Area of a Triangle - box method (Coordinate Geometry)

The area of a triangle can be found by subtracting the area of simpler shapes from its bounding box.

Try this Drag any point A,B,C. The area of the triangle ABC is continuously recalculated using the box method. You can also drag the origin point at (0,0).

This method works by first drawing the bounding box of the triangle. This is the smallest rectangle that can contain the triangle. It must have vertical and horizontal sides. This leaves easy shapes (right triangles and rectangles) around it whose area can be easily calculated. These areas are then subtracted from the area of the bounding box to give the desired result.

In the figure above, (click 'reset' if necessary), we are trying to find the area of the yellow triangle ABC. The triangle's bounding box is the large gray rectangle surrounding the triangle. You can see that there are three right triangles formed around the yellow one. By subtracting their areas from the area of the bounding box, we are left with the area of the yellow triangle. These gray triangles are easy to calculate because they are orthogonal - they have two sides that are vertical or horizontal and so their area can be found by the usual 'half base time height' method.

When one vertex is inside the box

In the figure above, click 'reset' and then drag point A to the left until it is inside the box. You should get a shape like the one above.

Now we have an extra rectangle in the corner. We simply subtract the area of this rectangle along with the three triangles from the bounding box in the usual way.

Step by step

  1. Draw the bounding box. This is the smallest orthogonal rectangle that will enclose the triangle. (An orthogonal rectangle is one where all four sides are either vertical or horizontal.) Calculate the area of this box.
  2. Calculate the area of the three right triangles formed between the triangle and the box (shown in gray above).

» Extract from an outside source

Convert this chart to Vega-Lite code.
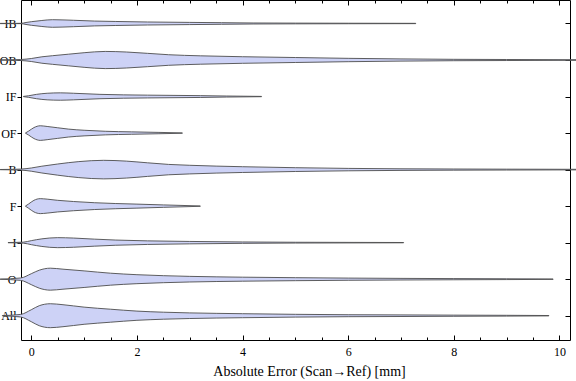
{
  "$schema": "https://vega.github.io/schema/vega-lite/v6.json",
  "width": 549,
  "height": 340,
  "autosize": {"type": "none"},
  "padding": {"left": 21, "top": 0, "right": 6, "bottom": 41},
  "config": {
    "view": {"stroke": "#000000", "strokeWidth": 1},
    "font": "Liberation Serif",
    "axis": {"grid": false, "domain": false, "tickColor": "#000000", "labelColor": "#000000", "labelFont": "Liberation Serif", "titleFont": "Liberation Serif", "labelFontSize": 12, "titleFontWeight": "normal", "titleColor": "#000000"}
  },
  "data": {
    "values": [
      {"cat": "IB", "x": -0.59, "hi": 9.003, "lo": 8.997},
      {"cat": "IB", "x": -0.2, "hi": 9.004, "lo": 8.996},
      {"cat": "IB", "x": -0.1, "hi": 9.027, "lo": 8.973},
      {"cat": "IB", "x": 0, "hi": 9.049, "lo": 8.951},
      {"cat": "IB", "x": 0.2, "hi": 9.082, "lo": 8.918},
      {"cat": "IB", "x": 0.4, "hi": 9.104, "lo": 8.896},
      {"cat": "IB", "x": 0.6, "hi": 9.098, "lo": 8.902},
      {"cat": "IB", "x": 0.8, "hi": 9.088, "lo": 8.912},
      {"cat": "IB", "x": 1.2, "hi": 9.066, "lo": 8.934},
      {"cat": "IB", "x": 1.6, "hi": 9.055, "lo": 8.945},
      {"cat": "IB", "x": 2.2, "hi": 9.041, "lo": 8.959},
      {"cat": "IB", "x": 3.0, "hi": 9.030, "lo": 8.970},
      {"cat": "IB", "x": 3.6, "hi": 9.022, "lo": 8.978},
      {"cat": "IB", "x": 4.2, "hi": 9.014, "lo": 8.986},
      {"cat": "IB", "x": 5.0, "hi": 9.010, "lo": 8.990},
      {"cat": "IB", "x": 6.0, "hi": 9.007, "lo": 8.993},
      {"cat": "IB", "x": 7.28, "hi": 9.004, "lo": 8.996},

      {"cat": "OB", "x": -0.59, "hi": 8.003, "lo": 7.997},
      {"cat": "OB", "x": -0.2, "hi": 8.014, "lo": 7.986},
      {"cat": "OB", "x": 0, "hi": 8.041, "lo": 7.959},
      {"cat": "OB", "x": 0.2, "hi": 8.088, "lo": 7.912},
      {"cat": "OB", "x": 0.4, "hi": 8.118, "lo": 7.882},
      {"cat": "OB", "x": 0.7, "hi": 8.159, "lo": 7.841},
      {"cat": "OB", "x": 1.0, "hi": 8.200, "lo": 7.800},
      {"cat": "OB", "x": 1.4, "hi": 8.235, "lo": 7.765},
      {"cat": "OB", "x": 1.8, "hi": 8.219, "lo": 7.781},
      {"cat": "OB", "x": 2.2, "hi": 8.183, "lo": 7.817},
      {"cat": "OB", "x": 2.6, "hi": 8.145, "lo": 7.855},
      {"cat": "OB", "x": 3.2, "hi": 8.115, "lo": 7.885},
      {"cat": "OB", "x": 4.0, "hi": 8.090, "lo": 7.910},
      {"cat": "OB", "x": 5.0, "hi": 8.068, "lo": 7.932},
      {"cat": "OB", "x": 6.0, "hi": 8.046, "lo": 7.954},
      {"cat": "OB", "x": 7.0, "hi": 8.030, "lo": 7.970},
      {"cat": "OB", "x": 8.0, "hi": 8.019, "lo": 7.981},
      {"cat": "OB", "x": 9.0, "hi": 8.014, "lo": 7.986},
      {"cat": "OB", "x": 10.32, "hi": 8.008, "lo": 7.992},

      {"cat": "IF", "x": -0.15, "hi": 7.003, "lo": 6.997},
      {"cat": "IF", "x": -0.05, "hi": 7.022, "lo": 6.978},
      {"cat": "IF", "x": 0.1, "hi": 7.060, "lo": 6.940},
      {"cat": "IF", "x": 0.3, "hi": 7.090, "lo": 6.910},
      {"cat": "IF", "x": 0.55, "hi": 7.101, "lo": 6.899},
      {"cat": "IF", "x": 0.8, "hi": 7.090, "lo": 6.910},
      {"cat": "IF", "x": 1.3, "hi": 7.060, "lo": 6.940},
      {"cat": "IF", "x": 2.2, "hi": 7.038, "lo": 6.962},
      {"cat": "IF", "x": 3.2, "hi": 7.025, "lo": 6.975},
      {"cat": "IF", "x": 3.7, "hi": 7.014, "lo": 6.986},
      {"cat": "IF", "x": 4.36, "hi": 7.004, "lo": 6.996},

      {"cat": "OF", "x": -0.11, "hi": 6.003, "lo": 5.997},
      {"cat": "OF", "x": -0.05, "hi": 6.055, "lo": 5.945},
      {"cat": "OF", "x": 0.05, "hi": 6.150, "lo": 5.850},
      {"cat": "OF", "x": 0.17, "hi": 6.200, "lo": 5.800},
      {"cat": "OF", "x": 0.3, "hi": 6.181, "lo": 5.819},
      {"cat": "OF", "x": 0.5, "hi": 6.145, "lo": 5.855},
      {"cat": "OF", "x": 0.7, "hi": 6.109, "lo": 5.891},
      {"cat": "OF", "x": 1.0, "hi": 6.077, "lo": 5.923},
      {"cat": "OF", "x": 1.4, "hi": 6.049, "lo": 5.951},
      {"cat": "OF", "x": 1.9, "hi": 6.033, "lo": 5.967},
      {"cat": "OF", "x": 2.4, "hi": 6.019, "lo": 5.981},
      {"cat": "OF", "x": 2.86, "hi": 6.005, "lo": 5.995},

      {"cat": "B", "x": -0.59, "hi": 5.003, "lo": 4.997},
      {"cat": "B", "x": -0.2, "hi": 5.014, "lo": 4.986},
      {"cat": "B", "x": 0, "hi": 5.044, "lo": 4.956},
      {"cat": "B", "x": 0.2, "hi": 5.093, "lo": 4.907},
      {"cat": "B", "x": 0.5, "hi": 5.153, "lo": 4.847},
      {"cat": "B", "x": 0.9, "hi": 5.219, "lo": 4.781},
      {"cat": "B", "x": 1.37, "hi": 5.254, "lo": 4.746},
      {"cat": "B", "x": 1.8, "hi": 5.232, "lo": 4.768},
      {"cat": "B", "x": 2.2, "hi": 5.186, "lo": 4.814},
      {"cat": "B", "x": 2.6, "hi": 5.142, "lo": 4.858},
      {"cat": "B", "x": 3.0, "hi": 5.118, "lo": 4.882},
      {"cat": "B", "x": 4.0, "hi": 5.079, "lo": 4.921},
      {"cat": "B", "x": 5.0, "hi": 5.052, "lo": 4.948},
      {"cat": "B", "x": 6.0, "hi": 5.033, "lo": 4.967},
      {"cat": "B", "x": 7.0, "hi": 5.022, "lo": 4.978},
      {"cat": "B", "x": 8.0, "hi": 5.016, "lo": 4.984},
      {"cat": "B", "x": 9.0, "hi": 5.012, "lo": 4.988},
      {"cat": "B", "x": 10.32, "hi": 5.008, "lo": 4.992},

      {"cat": "F", "x": -0.11, "hi": 4.003, "lo": 3.997},
      {"cat": "F", "x": -0.05, "hi": 4.060, "lo": 3.940},
      {"cat": "F", "x": 0.05, "hi": 4.159, "lo": 3.841},
      {"cat": "F", "x": 0.17, "hi": 4.205, "lo": 3.795},
      {"cat": "F", "x": 0.3, "hi": 4.191, "lo": 3.809},
      {"cat": "F", "x": 0.5, "hi": 4.159, "lo": 3.841},
      {"cat": "F", "x": 0.8, "hi": 4.126, "lo": 3.874},
      {"cat": "F", "x": 1.2, "hi": 4.093, "lo": 3.907},
      {"cat": "F", "x": 1.6, "hi": 4.071, "lo": 3.929},
      {"cat": "F", "x": 2.0, "hi": 4.055, "lo": 3.945},
      {"cat": "F", "x": 2.5, "hi": 4.033, "lo": 3.967},
      {"cat": "F", "x": 3.2, "hi": 4.005, "lo": 3.995},

      {"cat": "I", "x": -0.44, "hi": 3.003, "lo": 2.997},
      {"cat": "I", "x": -0.15, "hi": 3.014, "lo": 2.986},
      {"cat": "I", "x": 0, "hi": 3.055, "lo": 2.945},
      {"cat": "I", "x": 0.2, "hi": 3.104, "lo": 2.896},
      {"cat": "I", "x": 0.5, "hi": 3.137, "lo": 2.863},
      {"cat": "I", "x": 0.8, "hi": 3.126, "lo": 2.874},
      {"cat": "I", "x": 1.2, "hi": 3.096, "lo": 2.904},
      {"cat": "I", "x": 1.6, "hi": 3.071, "lo": 2.929},
      {"cat": "I", "x": 2.2, "hi": 3.049, "lo": 2.951},
      {"cat": "I", "x": 3.0, "hi": 3.033, "lo": 2.967},
      {"cat": "I", "x": 4.0, "hi": 3.019, "lo": 2.981},
      {"cat": "I", "x": 5.0, "hi": 3.011, "lo": 2.989},
      {"cat": "I", "x": 7.05, "hi": 3.004, "lo": 2.996},

      {"cat": "O", "x": -0.59, "hi": 2.003, "lo": 1.997},
      {"cat": "O", "x": -0.2, "hi": 2.033, "lo": 1.967},
      {"cat": "O", "x": 0, "hi": 2.150, "lo": 1.850},
      {"cat": "O", "x": 0.15, "hi": 2.246, "lo": 1.754},
      {"cat": "O", "x": 0.36, "hi": 2.301, "lo": 1.699},
      {"cat": "O", "x": 0.6, "hi": 2.274, "lo": 1.726},
      {"cat": "O", "x": 1.0, "hi": 2.227, "lo": 1.773},
      {"cat": "O", "x": 1.5, "hi": 2.164, "lo": 1.836},
      {"cat": "O", "x": 2.0, "hi": 2.123, "lo": 1.877},
      {"cat": "O", "x": 2.5, "hi": 2.096, "lo": 1.904},
      {"cat": "O", "x": 3.0, "hi": 2.077, "lo": 1.923},
      {"cat": "O", "x": 4.0, "hi": 2.055, "lo": 1.945},
      {"cat": "O", "x": 5.0, "hi": 2.041, "lo": 1.959},
      {"cat": "O", "x": 6.0, "hi": 2.030, "lo": 1.970},
      {"cat": "O", "x": 7.0, "hi": 2.022, "lo": 1.978},
      {"cat": "O", "x": 8.0, "hi": 2.016, "lo": 1.984},
      {"cat": "O", "x": 9.0, "hi": 2.011, "lo": 1.989},
      {"cat": "O", "x": 9.88, "hi": 2.005, "lo": 1.995},

      {"cat": "All", "x": -0.55, "hi": 1.003, "lo": 0.997},
      {"cat": "All", "x": -0.2, "hi": 1.036, "lo": 0.964},
      {"cat": "All", "x": 0, "hi": 1.164, "lo": 0.836},
      {"cat": "All", "x": 0.15, "hi": 1.274, "lo": 0.726},
      {"cat": "All", "x": 0.36, "hi": 1.328, "lo": 0.672},
      {"cat": "All", "x": 0.6, "hi": 1.301, "lo": 0.699},
      {"cat": "All", "x": 1.0, "hi": 1.235, "lo": 0.765},
      {"cat": "All", "x": 1.5, "hi": 1.178, "lo": 0.822},
      {"cat": "All", "x": 2.0, "hi": 1.126, "lo": 0.874},
      {"cat": "All", "x": 2.5, "hi": 1.096, "lo": 0.904},
      {"cat": "All", "x": 3.0, "hi": 1.077, "lo": 0.923},
      {"cat": "All", "x": 4.0, "hi": 1.055, "lo": 0.945},
      {"cat": "All", "x": 5.0, "hi": 1.038, "lo": 0.962},
      {"cat": "All", "x": 6.0, "hi": 1.027, "lo": 0.973},
      {"cat": "All", "x": 7.0, "hi": 1.022, "lo": 0.978},
      {"cat": "All", "x": 8.0, "hi": 1.016, "lo": 0.984},
      {"cat": "All", "x": 9.0, "hi": 1.011, "lo": 0.989},
      {"cat": "All", "x": 9.8, "hi": 1.005, "lo": 0.995}
    ]
  },
  "layer": [
    {
      "mark": {"type": "area", "interpolate": "monotone", "fill": "#cdd2f6", "stroke": "#4d4d4d", "strokeWidth": 0.9, "clip": false},
      "encoding": {
        "x": {"field": "x", "type": "quantitative", "scale": {"domain": [-0.195, 10.2], "nice": false, "zero": false},
              "axis": {"orient": "bottom", "values": [0, 2, 4, 6, 8, 10], "tickSize": -5, "labelPadding": 11, "labelFontSize": 12, "title": "Absolute Error (Scan\u2192Ref) [mm]", "titleFontSize": 14, "titlePadding": 7, "titleX": 288}},
        "y": {"field": "hi", "type": "quantitative", "stack": null, "scale": {"domain": [0.335, 9.643], "nice": false, "zero": false},
              "axis": {"orient": "left", "values": [1, 2, 3, 4, 5, 6, 7, 8, 9], "labelExpr": "['', 'All', 'O', 'I', 'F', 'B', 'OF', 'IF', 'OB', 'IB'][datum.value]", "tickSize": 4, "labelPadding": 1, "labelFontSize": 12, "title": null}},
        "y2": {"field": "lo"},
        "detail": {"field": "cat", "type": "nominal"}
      }
    },
    {
      "mark": {"type": "rule", "opacity": 0},
      "encoding": {
        "x": {"field": "x", "type": "quantitative", "scale": {"domain": [-0.195, 10.2], "nice": false, "zero": false},
              "axis": {"orient": "bottom", "values": [0.5, 1, 1.5, 2.5, 3, 3.5, 4.5, 5, 5.5, 6.5, 7, 7.5, 8.5, 9, 9.5], "tickSize": -3, "labels": false, "title": null}}
      }
    },
    {
      "mark": {"type": "rule", "opacity": 0},
      "encoding": {
        "x": {"field": "x", "type": "quantitative", "scale": {"domain": [-0.195, 10.2], "nice": false, "zero": false},
              "axis": {"orient": "top", "values": [0, 2, 4, 6, 8, 10], "tickSize": -5, "labels": false, "title": null}}
      }
    },
    {
      "mark": {"type": "rule", "opacity": 0},
      "encoding": {
        "x": {"field": "x", "type": "quantitative", "scale": {"domain": [-0.195, 10.2], "nice": false, "zero": false},
              "axis": {"orient": "top", "values": [0.5, 1, 1.5, 2.5, 3, 3.5, 4.5, 5, 5.5, 6.5, 7, 7.5, 8.5, 9, 9.5], "tickSize": -3, "labels": false, "title": null}}
      }
    },
    {
      "mark": {"type": "rule", "opacity": 0},
      "encoding": {
        "y": {"field": "hi", "type": "quantitative", "scale": {"domain": [0.335, 9.643], "nice": false, "zero": false},
              "axis": {"orient": "right", "values": [1, 2, 3, 4, 5, 6, 7, 8, 9], "tickSize": -5, "labels": false, "title": null}}
      }
    }
  ],
  "resolve": {"axis": {"x": "independent", "y": "independent"}}
}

This is easy since they are all orthogonal (one side vertical or horizontal). The simple 'half base time height' method method is used.
  3. If one of the vertices is inside the box, calculate the area of the small rectangle that forms in the corner.
  4. Subtract the area of the three triangles, and possibly the extra rectangle, from the area of the bounding box, thus giving the area of the triangle.

Example

In the diagram above, click on "reset".
  1. Draw the bounding box - a rectangle with vertical and horizontal sides. In this particular case: The area of this box is its width times its height:  45×30 = 1350 square units.
  2. Calculate the area of the three gray right triangles using "half base times height". Taking the upper triangle, we choose the horizontal line from B to be the base. Subtracting its X coordinates the base length is 45. Its height is the vertical distance from A up to the corner, so subtracting its y coordinates gives 10. Its area is thus half of 45×10 = 225. Using similar methods we find the area of all three triangles which are 225, 100, and 525 square units.
  3. Subtracting the area of these three triangles from the area of the bounding box we get
    1350-225-525-100 = 500 square units, the desired area of the triangle ABC.
If one vertex was inside the box, we must also subtract the area of the resulting extra rectangle from the box.

By Formula

You can also calculate the area by formula. See Area of a triangle, formula method.

Other shapes

The box method also works with irregular quadrilaterals. The general approach also works with any polygon, although you need to get a little creative sometimes to find the collection of simple orthogonal shapes to surround it.

Things to try

  1. In the diagram at the top of the page, Drag the points A, B or C around and notice how the area calculation uses the areas of the simple surrounding shapes. Try points that are negative in x and y. You can drag the origin point to move the axes.
  2. Click "hide details". Drag the triangle to some random new shape. Calculate its area using the box method and then click "show details" to check your result.
  3. After the above, estimate the area by counting the grid squares inside the triangle. (Each square is 5 by 5 so has an area of 25).
Once you have done the above, you can click on "print" and it will print the diagram exactly as you set it.

Limitations

In the interest of clarity in the applet above, the coordinates are rounded off to integers and the lengths rounded to one decimal place. This can cause calculatioons to be slightly off.